→ **What you are asked to do**
Can you transcribe every line exactly and leave the pictures behind?

___

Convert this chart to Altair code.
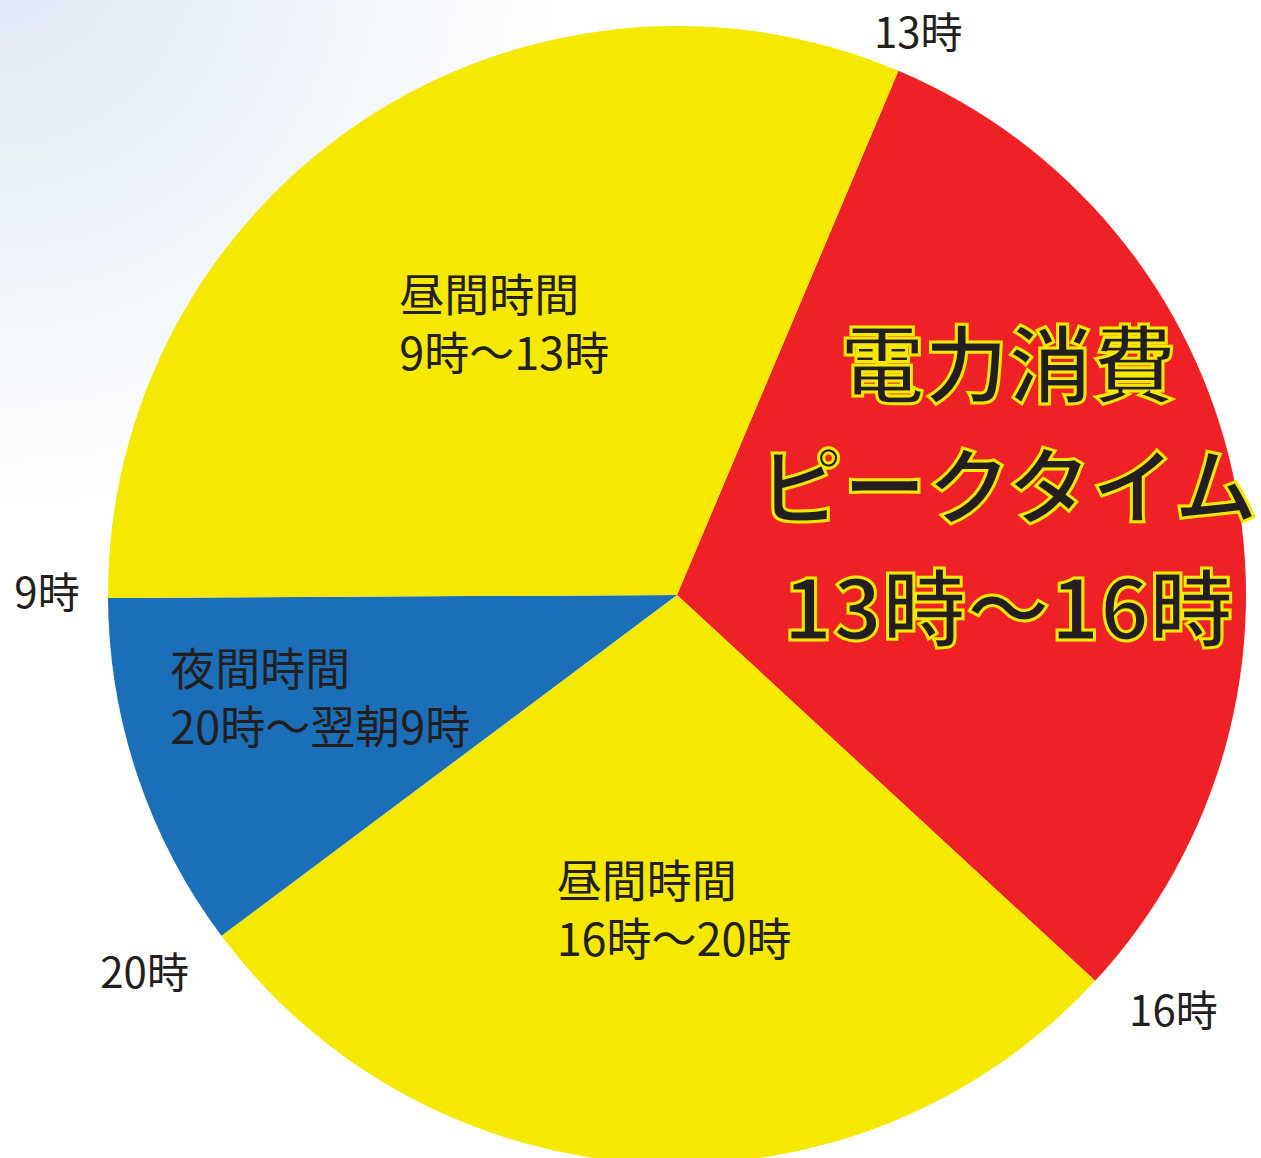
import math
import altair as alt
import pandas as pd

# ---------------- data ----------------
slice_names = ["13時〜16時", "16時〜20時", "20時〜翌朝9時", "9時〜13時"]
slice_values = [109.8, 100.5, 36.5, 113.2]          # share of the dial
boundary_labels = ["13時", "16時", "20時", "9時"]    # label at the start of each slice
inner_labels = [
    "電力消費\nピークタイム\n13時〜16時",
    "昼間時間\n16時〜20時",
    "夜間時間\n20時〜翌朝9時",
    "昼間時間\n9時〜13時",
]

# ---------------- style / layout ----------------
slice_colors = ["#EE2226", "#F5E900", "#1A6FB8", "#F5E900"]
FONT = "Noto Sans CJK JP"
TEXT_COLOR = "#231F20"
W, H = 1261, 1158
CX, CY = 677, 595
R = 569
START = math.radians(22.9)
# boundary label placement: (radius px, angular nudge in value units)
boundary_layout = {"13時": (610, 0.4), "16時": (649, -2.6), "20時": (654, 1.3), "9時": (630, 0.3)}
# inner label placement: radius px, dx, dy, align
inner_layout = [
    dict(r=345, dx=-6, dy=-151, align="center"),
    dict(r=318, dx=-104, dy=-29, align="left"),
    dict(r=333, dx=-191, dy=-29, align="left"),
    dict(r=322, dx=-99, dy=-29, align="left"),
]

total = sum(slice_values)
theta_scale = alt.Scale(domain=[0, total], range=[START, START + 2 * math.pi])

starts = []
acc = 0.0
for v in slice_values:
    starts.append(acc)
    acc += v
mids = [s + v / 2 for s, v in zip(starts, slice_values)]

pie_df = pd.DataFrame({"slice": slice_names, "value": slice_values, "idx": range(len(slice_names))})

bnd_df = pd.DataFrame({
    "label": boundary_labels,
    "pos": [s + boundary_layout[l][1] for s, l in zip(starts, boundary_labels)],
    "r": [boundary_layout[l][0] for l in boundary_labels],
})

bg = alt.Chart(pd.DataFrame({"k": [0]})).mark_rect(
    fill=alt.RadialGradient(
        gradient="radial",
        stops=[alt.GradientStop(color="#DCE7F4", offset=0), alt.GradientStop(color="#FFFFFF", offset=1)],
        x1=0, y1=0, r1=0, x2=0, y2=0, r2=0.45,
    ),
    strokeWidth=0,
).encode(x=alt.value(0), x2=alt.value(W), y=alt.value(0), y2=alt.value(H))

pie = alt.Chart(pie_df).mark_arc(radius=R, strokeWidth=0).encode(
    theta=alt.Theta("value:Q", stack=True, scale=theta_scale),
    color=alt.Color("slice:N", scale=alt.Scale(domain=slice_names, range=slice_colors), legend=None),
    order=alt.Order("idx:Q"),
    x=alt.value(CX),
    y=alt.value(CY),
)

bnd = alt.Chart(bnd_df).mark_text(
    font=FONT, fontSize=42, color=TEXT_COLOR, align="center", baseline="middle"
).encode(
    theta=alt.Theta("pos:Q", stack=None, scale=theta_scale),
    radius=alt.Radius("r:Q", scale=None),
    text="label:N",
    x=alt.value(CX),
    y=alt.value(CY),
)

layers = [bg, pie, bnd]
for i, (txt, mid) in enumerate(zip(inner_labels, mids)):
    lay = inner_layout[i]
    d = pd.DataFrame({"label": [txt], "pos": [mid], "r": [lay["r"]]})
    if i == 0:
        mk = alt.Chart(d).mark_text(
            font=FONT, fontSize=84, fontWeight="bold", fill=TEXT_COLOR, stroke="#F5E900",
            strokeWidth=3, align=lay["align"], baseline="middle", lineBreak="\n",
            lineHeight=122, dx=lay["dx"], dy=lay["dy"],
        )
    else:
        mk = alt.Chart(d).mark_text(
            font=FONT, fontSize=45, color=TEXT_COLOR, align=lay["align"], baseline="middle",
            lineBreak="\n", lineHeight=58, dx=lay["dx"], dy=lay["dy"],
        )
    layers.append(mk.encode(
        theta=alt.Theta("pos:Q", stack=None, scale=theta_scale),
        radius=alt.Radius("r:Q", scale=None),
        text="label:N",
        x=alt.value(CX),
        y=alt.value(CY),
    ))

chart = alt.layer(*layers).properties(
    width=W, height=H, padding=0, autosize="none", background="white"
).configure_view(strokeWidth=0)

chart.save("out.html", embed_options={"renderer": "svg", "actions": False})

___

→ **Final result**
Convert this chart to Altair code.
import math
import altair as alt
import pandas as pd

# ---------------- data ----------------
slice_names = ["13時〜16時", "16時〜20時", "20時〜翌朝9時", "9時〜13時"]
slice_values = [109.8, 100.5, 36.5, 113.2]          # share of the dial
boundary_labels = ["13時", "16時", "20時", "9時"]    # label at the start of each slice
inner_labels = [
    "電力消費\nピークタイム\n13時〜16時",
    "昼間時間\n16時〜20時",
    "夜間時間\n20時〜翌朝9時",
    "昼間時間\n9時〜13時",
]

# ---------------- style / layout ----------------
slice_colors = ["#EE2226", "#F5E900", "#1A6FB8", "#F5E900"]
FONT = "Noto Sans CJK JP"
TEXT_COLOR = "#231F20"
W, H = 1261, 1158
CX, CY = 677, 595
R = 569
START = math.radians(22.9)
# boundary label placement: (radius px, angular nudge in value units)
boundary_layout = {"13時": (610, 0.4), "16時": (649, -2.6), "20時": (654, 1.3), "9時": (630, 0.3)}
# inner label placement: radius px, dx, dy, align
inner_layout = [
    dict(r=345, dx=-6, dy=-151, align="center"),
    dict(r=318, dx=-104, dy=-29, align="left"),
    dict(r=333, dx=-191, dy=-29, align="left"),
    dict(r=322, dx=-99, dy=-29, align="left"),
]

total = sum(slice_values)
theta_scale = alt.Scale(domain=[0, total], range=[START, START + 2 * math.pi])

starts = []
acc = 0.0
for v in slice_values:
    starts.append(acc)
    acc += v
mids = [s + v / 2 for s, v in zip(starts, slice_values)]

pie_df = pd.DataFrame({"slice": slice_names, "value": slice_values, "idx": range(len(slice_names))})

bnd_df = pd.DataFrame({
    "label": boundary_labels,
    "pos": [s + boundary_layout[l][1] for s, l in zip(starts, boundary_labels)],
    "r": [boundary_layout[l][0] for l in boundary_labels],
})

bg = alt.Chart(pd.DataFrame({"k": [0]})).mark_rect(
    fill=alt.RadialGradient(
        gradient="radial",
        stops=[alt.GradientStop(color="#DCE7F4", offset=0), alt.GradientStop(color="#FFFFFF", offset=1)],
        x1=0, y1=0, r1=0, x2=0, y2=0, r2=0.45,
    ),
    strokeWidth=0,
).encode(x=alt.value(0), x2=alt.value(W), y=alt.value(0), y2=alt.value(H))

pie = alt.Chart(pie_df).mark_arc(radius=R, strokeWidth=0).encode(
    theta=alt.Theta("value:Q", stack=True, scale=theta_scale),
    color=alt.Color("slice:N", scale=alt.Scale(domain=slice_names, range=slice_colors), legend=None),
    order=alt.Order("idx:Q"),
    x=alt.value(CX),
    y=alt.value(CY),
)

bnd = alt.Chart(bnd_df).mark_text(
    font=FONT, fontSize=42, color=TEXT_COLOR, align="center", baseline="middle"
).encode(
    theta=alt.Theta("pos:Q", stack=None, scale=theta_scale),
    radius=alt.Radius("r:Q", scale=None),
    text="label:N",
    x=alt.value(CX),
    y=alt.value(CY),
)

layers = [bg, pie, bnd]
for i, (txt, mid) in enumerate(zip(inner_labels, mids)):
    lay = inner_layout[i]
    d = pd.DataFrame({"label": [txt], "pos": [mid], "r": [lay["r"]]})
    if i == 0:
        mk = alt.Chart(d).mark_text(
            font=FONT, fontSize=84, fontWeight="bold", fill=TEXT_COLOR, stroke="#F5E900",
            strokeWidth=3, align=lay["align"], baseline="middle", lineBreak="\n",
            lineHeight=122, dx=lay["dx"], dy=lay["dy"],
        )
    else:
        mk = alt.Chart(d).mark_text(
            font=FONT, fontSize=45, color=TEXT_COLOR, align=lay["align"], baseline="middle",
            lineBreak="\n", lineHeight=58, dx=lay["dx"], dy=lay["dy"],
        )
    layers.append(mk.encode(
        theta=alt.Theta("pos:Q", stack=None, scale=theta_scale),
        radius=alt.Radius("r:Q", scale=None),
        text="label:N",
        x=alt.value(CX),
        y=alt.value(CY),
    ))

chart = alt.layer(*layers).properties(
    width=W, height=H, padding=0, autosize="none", background="white"
).configure_view(strokeWidth=0)

chart.save("out.html", embed_options={"renderer": "svg", "actions": False})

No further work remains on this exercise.